On the other point that we’re witnessing a slow motion disaster movie, I agree. At least, on the time scale of the self-centered and myopic human mind. From a geological and paleoclimatological perspective, the rate at which this is occurring is likely unprecedented outside of the climate change wrought by an extraterrestrial impact event. As I like to say to those who will listen, we are in effect taking a massive carbon sink (coal and oil) that took many millions of years to form and dumping it all back into the atmosphere in a blink. A rather scary experiment.
I’m less optimistic. As you said, if 35,000 deaths doesn’t prompt Europe to do something, what will?

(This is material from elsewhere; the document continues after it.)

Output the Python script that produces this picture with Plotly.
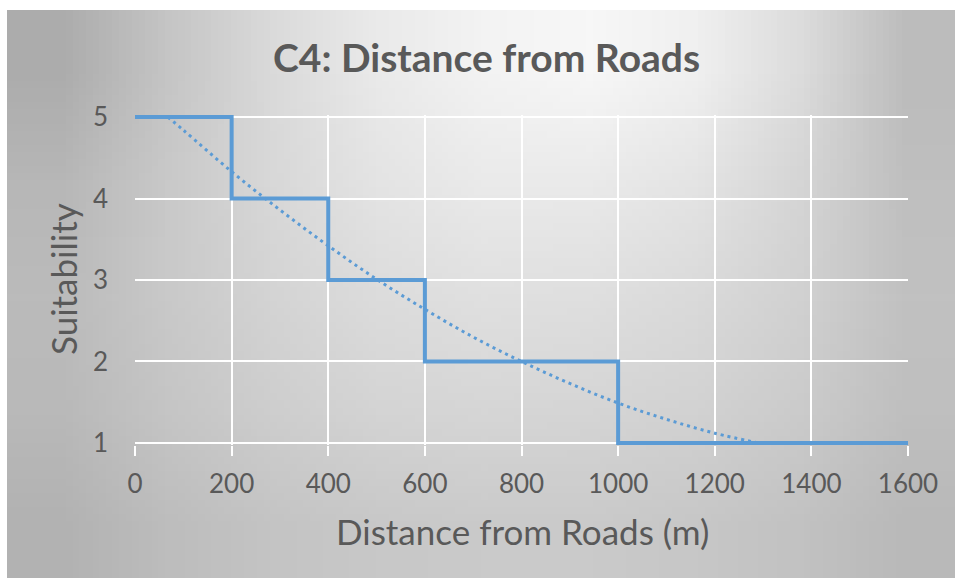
import base64
import struct
import zlib

import plotly.graph_objects as go

# ---------------- data ----------------
breakpoints_m = [0, 200, 400, 600, 1000, 1600]
suitability = [5, 4, 3, 2, 1, 1]

trend_x = [68, 100, 200, 300, 400, 500, 600, 700, 800, 900, 1000, 1100, 1200, 1290]
trend_y = [5.0, 4.84, 4.33, 3.86, 3.42, 3.01, 2.64, 2.30, 2.00, 1.73, 1.49, 1.29, 1.12, 1.0]

x_ticks = [0, 200, 400, 600, 800, 1000, 1200, 1400, 1600]
y_ticks = [1, 2, 3, 4, 5]

title_text = "C4: Distance from Roads"
x_title = "Distance from Roads (m)"
y_title = "Suitability"

# background shading samples (grey levels, rows top -> bottom)
bg_grey = [
    [172, 197, 218, 234, 243, 247, 240, 220, 188],
    [183, 201, 216, 228, 234, 234, 228, 213, 191],
    [187, 201, 212, 220, 224, 223, 218, 209, 193],
    [185, 197, 206, 212, 214, 213, 210, 203, 191],
    [178, 189, 196, 200, 202, 202, 199, 194, 185],
]

# ---------------- layout geometry ----------------
W, H = 955, 578
L, R, T, B = 135, 47, 115, 133
PW = W - L - R
PH = H - T - B


def px(x):
    return (x - L) / PW


def py(y):
    return (H - B - y) / PH


def png_gray(rows):
    h = len(rows)
    w = len(rows[0])
    raw = b"".join(b"\x00" + bytes(r) for r in rows)

    def chunk(t, d):
        c = struct.pack(">I", len(d)) + t + d
        return c + struct.pack(">I", zlib.crc32(t + d) & 0xFFFFFFFF)

    ihdr = struct.pack(">IIBBBBB", w, h, 8, 0, 0, 0, 0)
    return (b"\x89PNG\r\n\x1a\n" + chunk(b"IHDR", ihdr)
            + chunk(b"IDAT", zlib.compress(raw)) + chunk(b"IEND", b""))


bg_src = "data:image/png;base64," + base64.b64encode(png_gray(bg_grey)).decode()

BLUE = "#5B9BD5"
TXT = "#595959"
FONT = "Lato"

fig = go.Figure()

fig.add_trace(go.Scatter(
    x=trend_x, y=trend_y, mode="lines",
    line=dict(color=BLUE, width=3, dash="3px,4px", shape="spline"),
    hoverinfo="skip", showlegend=False,
))
fig.add_trace(go.Scatter(
    x=breakpoints_m, y=suitability, mode="lines",
    line=dict(color=BLUE, width=4, shape="hv"),
    showlegend=False,
))

fig.update_layout(
    width=W, height=H,
    margin=dict(l=L, r=R, t=T, b=B),
    paper_bgcolor="#bcbcbc",
    plot_bgcolor="rgba(0,0,0,0)",
    font=dict(family=FONT, color=TXT),
    showlegend=False,
    images=[dict(
        source=bg_src, xref="paper", yref="paper",
        x=px(7), y=py(10), sizex=(W - 7) / PW, sizey=(H - 10) / PH,
        xanchor="left", yanchor="top", sizing="stretch", layer="below",
    )],
    shapes=[
        dict(type="rect", xref="paper", yref="paper", layer="below",
             x0=px(0), x1=px(7), y0=py(H), y1=py(0),
             fillcolor="white", line=dict(width=0)),
        dict(type="rect", xref="paper", yref="paper", layer="below",
             x0=px(0), x1=px(W), y0=py(10), y1=py(0),
             fillcolor="white", line=dict(width=0)),
    ],
    xaxis=dict(
        range=[0, 1600], tickvals=x_ticks, ticktext=[str(v) for v in x_ticks],
        showgrid=True, gridcolor="white", gridwidth=1.5,
        zeroline=False, showline=False,
        ticks="outside", ticklen=10, tickwidth=1.5, tickcolor="white",
        tickfont=dict(family=FONT, size=26, color=TXT),
        ticklabelstandoff=6,
    ),
    yaxis=dict(
        range=[0.975, 5.025], tickvals=y_ticks, ticktext=[str(v) for v in y_ticks],
        showgrid=True, gridcolor="white", gridwidth=1.5,
        zeroline=False, showline=False, ticks="",
        tickfont=dict(family=FONT, size=26, color=TXT),
        ticklabelstandoff=26,
    ),
    annotations=[
        dict(text=title_text, xref="paper", yref="paper", x=px(486), y=py(57),
             xanchor="center", yanchor="middle", showarrow=False,
             font=dict(family=FONT, size=39, color=TXT, weight="bold")),
        dict(text=x_title, xref="paper", yref="paper", x=px(522), y=py(531),
             xanchor="center", yanchor="middle", showarrow=False,
             font=dict(family=FONT, size=35, color=TXT)),
        dict(text=y_title, xref="paper", yref="paper", x=px(63), y=py(279),
             xanchor="center", yanchor="middle", showarrow=False, textangle=-90,
             font=dict(family=FONT, size=35, color=TXT)),
    ],
)

fig.write_html(
    "out.html",
    config={"displayModeBar": False},
    post_script="document.body.style.margin='0px';document.body.style.overflow='hidden';",
)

It’s sad to say but if your grandparent’s death doesn’t do it, I don’t think 35 million deaths in conveniently distant lands will make the difference, for the same reason that fund-raising for one local child in need of chemotherapy is much easier than raising the same amount of money to provide 10,000 children in Africa with clean water. And I also suspect that the switch will be from we-don’t-need-to-act to it’s-too-late-to-act and it’ll be pretty much instant because I don’t think those who benefit from climate change denial are going to give up when the evidence is at everyone’s feet; they’re just going to change the argument. Like others, I don’t fly, I don’t drive, etc. etc. but I agree that (a) the number of people doing this will remain insignificant until economics forces the collective hand and (b) until this happens there’s not really much point in my behaving in this way. And because of this it’s not immediately clear to me that it’s rational not to drive or not to fly or not to do any of the other things I don’t do. Solving climate change seems to be one of the less likely outcomes of the next few decades and I’m not sure there’s any virtue in not driving other the hope that by acting like this, I’ll help avert climate change. I’d like to think my lifestyle does have some benefit beyond itself – don’t we all – but I’m not really convinced that it does.
Great post, Lou, and so eloquent that I have nothing to add.